Problem details
Produce an exact copy of the lines below that run from the line containing "What seaborn and" to the line containing "import seaborn as sns", inclusive; any picture is omitted.
=== Provided records ===
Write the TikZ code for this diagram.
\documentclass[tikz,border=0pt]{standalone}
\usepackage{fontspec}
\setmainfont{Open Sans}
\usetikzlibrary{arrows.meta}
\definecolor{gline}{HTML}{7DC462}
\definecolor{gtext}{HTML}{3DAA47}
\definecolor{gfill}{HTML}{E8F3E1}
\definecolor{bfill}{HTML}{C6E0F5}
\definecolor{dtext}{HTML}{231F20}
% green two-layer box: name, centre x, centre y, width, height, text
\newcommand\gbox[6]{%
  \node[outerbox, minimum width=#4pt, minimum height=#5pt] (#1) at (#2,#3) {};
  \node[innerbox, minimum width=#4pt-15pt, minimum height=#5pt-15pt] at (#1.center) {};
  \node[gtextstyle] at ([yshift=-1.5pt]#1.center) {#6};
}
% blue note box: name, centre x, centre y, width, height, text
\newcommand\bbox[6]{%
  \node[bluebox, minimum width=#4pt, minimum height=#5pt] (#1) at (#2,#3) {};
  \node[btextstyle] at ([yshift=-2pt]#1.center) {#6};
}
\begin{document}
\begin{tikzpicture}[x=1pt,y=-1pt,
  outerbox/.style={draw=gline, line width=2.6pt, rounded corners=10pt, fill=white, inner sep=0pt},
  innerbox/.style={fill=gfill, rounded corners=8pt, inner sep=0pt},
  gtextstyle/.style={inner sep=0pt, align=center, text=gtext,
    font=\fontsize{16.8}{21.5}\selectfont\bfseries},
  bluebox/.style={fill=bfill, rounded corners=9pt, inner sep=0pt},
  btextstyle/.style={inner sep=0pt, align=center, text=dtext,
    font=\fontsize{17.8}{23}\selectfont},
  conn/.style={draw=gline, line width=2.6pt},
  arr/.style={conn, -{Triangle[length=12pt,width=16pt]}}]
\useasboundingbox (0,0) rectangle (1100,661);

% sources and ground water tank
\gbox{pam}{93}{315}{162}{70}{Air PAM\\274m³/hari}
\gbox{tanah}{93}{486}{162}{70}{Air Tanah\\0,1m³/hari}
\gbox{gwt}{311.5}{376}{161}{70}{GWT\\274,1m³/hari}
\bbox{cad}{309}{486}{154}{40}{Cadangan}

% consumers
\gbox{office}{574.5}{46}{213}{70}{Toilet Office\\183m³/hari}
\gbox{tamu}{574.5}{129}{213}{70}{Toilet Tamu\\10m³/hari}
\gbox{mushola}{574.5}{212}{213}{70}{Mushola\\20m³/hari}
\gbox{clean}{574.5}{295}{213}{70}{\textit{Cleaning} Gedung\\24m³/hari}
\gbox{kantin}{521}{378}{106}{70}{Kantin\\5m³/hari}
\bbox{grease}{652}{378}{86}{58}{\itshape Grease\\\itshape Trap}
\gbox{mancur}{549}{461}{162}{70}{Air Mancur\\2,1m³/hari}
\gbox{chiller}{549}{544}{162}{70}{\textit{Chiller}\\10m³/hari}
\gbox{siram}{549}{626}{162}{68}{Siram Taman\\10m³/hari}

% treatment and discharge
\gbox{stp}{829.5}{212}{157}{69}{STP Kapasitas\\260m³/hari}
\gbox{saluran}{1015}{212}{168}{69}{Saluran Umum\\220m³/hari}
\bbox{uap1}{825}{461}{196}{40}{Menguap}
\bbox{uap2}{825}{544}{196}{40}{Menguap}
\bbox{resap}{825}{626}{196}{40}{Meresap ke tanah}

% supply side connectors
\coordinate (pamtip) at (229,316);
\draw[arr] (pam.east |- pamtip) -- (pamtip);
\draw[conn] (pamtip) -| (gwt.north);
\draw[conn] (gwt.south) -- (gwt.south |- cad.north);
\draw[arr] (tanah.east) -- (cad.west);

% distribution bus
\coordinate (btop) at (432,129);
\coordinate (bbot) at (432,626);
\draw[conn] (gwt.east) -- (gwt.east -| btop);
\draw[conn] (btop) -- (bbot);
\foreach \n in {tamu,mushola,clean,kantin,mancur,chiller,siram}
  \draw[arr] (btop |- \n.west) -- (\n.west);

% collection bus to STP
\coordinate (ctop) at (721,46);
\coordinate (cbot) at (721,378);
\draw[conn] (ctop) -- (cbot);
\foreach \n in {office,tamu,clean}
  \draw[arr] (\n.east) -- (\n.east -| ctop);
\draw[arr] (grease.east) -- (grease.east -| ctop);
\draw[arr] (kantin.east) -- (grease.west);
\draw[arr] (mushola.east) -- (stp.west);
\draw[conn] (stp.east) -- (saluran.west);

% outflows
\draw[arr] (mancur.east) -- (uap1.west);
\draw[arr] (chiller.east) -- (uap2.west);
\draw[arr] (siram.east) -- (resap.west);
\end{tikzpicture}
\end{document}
===
=== Provided records ===
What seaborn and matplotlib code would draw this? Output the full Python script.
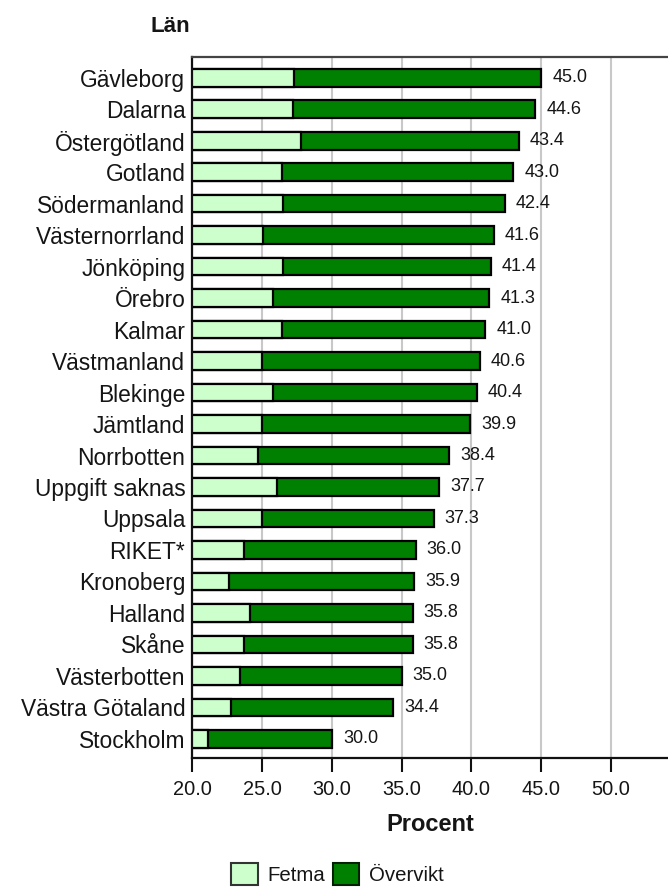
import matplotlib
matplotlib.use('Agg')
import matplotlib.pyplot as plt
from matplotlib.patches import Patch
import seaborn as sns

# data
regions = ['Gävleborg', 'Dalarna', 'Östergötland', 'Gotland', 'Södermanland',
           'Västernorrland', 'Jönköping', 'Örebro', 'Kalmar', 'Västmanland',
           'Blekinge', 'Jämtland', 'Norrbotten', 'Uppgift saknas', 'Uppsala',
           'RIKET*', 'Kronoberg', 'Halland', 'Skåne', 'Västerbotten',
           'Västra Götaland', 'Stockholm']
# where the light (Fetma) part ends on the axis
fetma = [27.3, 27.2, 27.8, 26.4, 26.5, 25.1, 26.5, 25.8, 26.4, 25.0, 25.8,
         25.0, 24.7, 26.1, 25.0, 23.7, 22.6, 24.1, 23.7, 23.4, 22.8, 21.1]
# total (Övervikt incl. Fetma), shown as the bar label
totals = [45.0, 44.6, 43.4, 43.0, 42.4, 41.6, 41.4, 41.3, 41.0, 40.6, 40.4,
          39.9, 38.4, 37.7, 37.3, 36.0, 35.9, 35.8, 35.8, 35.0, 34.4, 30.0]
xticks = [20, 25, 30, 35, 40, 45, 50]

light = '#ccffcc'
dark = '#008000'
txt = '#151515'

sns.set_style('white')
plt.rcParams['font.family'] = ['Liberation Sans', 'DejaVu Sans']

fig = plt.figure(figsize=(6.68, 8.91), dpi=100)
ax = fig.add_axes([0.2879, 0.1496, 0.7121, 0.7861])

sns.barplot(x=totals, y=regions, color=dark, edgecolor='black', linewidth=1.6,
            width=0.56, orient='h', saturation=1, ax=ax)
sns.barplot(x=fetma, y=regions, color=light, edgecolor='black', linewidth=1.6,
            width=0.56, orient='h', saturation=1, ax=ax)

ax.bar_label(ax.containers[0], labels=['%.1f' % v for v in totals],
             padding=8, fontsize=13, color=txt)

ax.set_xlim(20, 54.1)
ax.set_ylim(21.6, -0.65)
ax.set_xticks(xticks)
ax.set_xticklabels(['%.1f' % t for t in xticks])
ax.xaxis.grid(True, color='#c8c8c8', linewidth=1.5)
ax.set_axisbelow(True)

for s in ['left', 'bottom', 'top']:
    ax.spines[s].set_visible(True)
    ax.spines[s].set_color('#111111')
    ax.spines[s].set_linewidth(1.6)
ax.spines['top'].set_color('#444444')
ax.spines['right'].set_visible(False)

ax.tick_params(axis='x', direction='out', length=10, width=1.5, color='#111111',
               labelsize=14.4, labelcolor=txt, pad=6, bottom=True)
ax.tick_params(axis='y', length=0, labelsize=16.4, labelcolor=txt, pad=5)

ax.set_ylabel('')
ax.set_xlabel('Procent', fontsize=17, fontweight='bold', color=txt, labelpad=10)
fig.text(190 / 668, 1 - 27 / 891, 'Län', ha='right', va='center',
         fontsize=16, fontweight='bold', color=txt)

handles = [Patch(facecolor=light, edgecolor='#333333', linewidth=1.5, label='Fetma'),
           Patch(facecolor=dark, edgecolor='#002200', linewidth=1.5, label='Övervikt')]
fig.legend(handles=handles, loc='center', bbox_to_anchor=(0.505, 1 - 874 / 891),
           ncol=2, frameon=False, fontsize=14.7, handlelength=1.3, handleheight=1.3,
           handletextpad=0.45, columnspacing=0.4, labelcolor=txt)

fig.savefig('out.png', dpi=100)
===
Worked solution
What seaborn and matplotlib code would draw this? Output the full Python script.
import matplotlib
matplotlib.use('Agg')
import matplotlib.pyplot as plt
from matplotlib.patches import Patch
import seaborn as sns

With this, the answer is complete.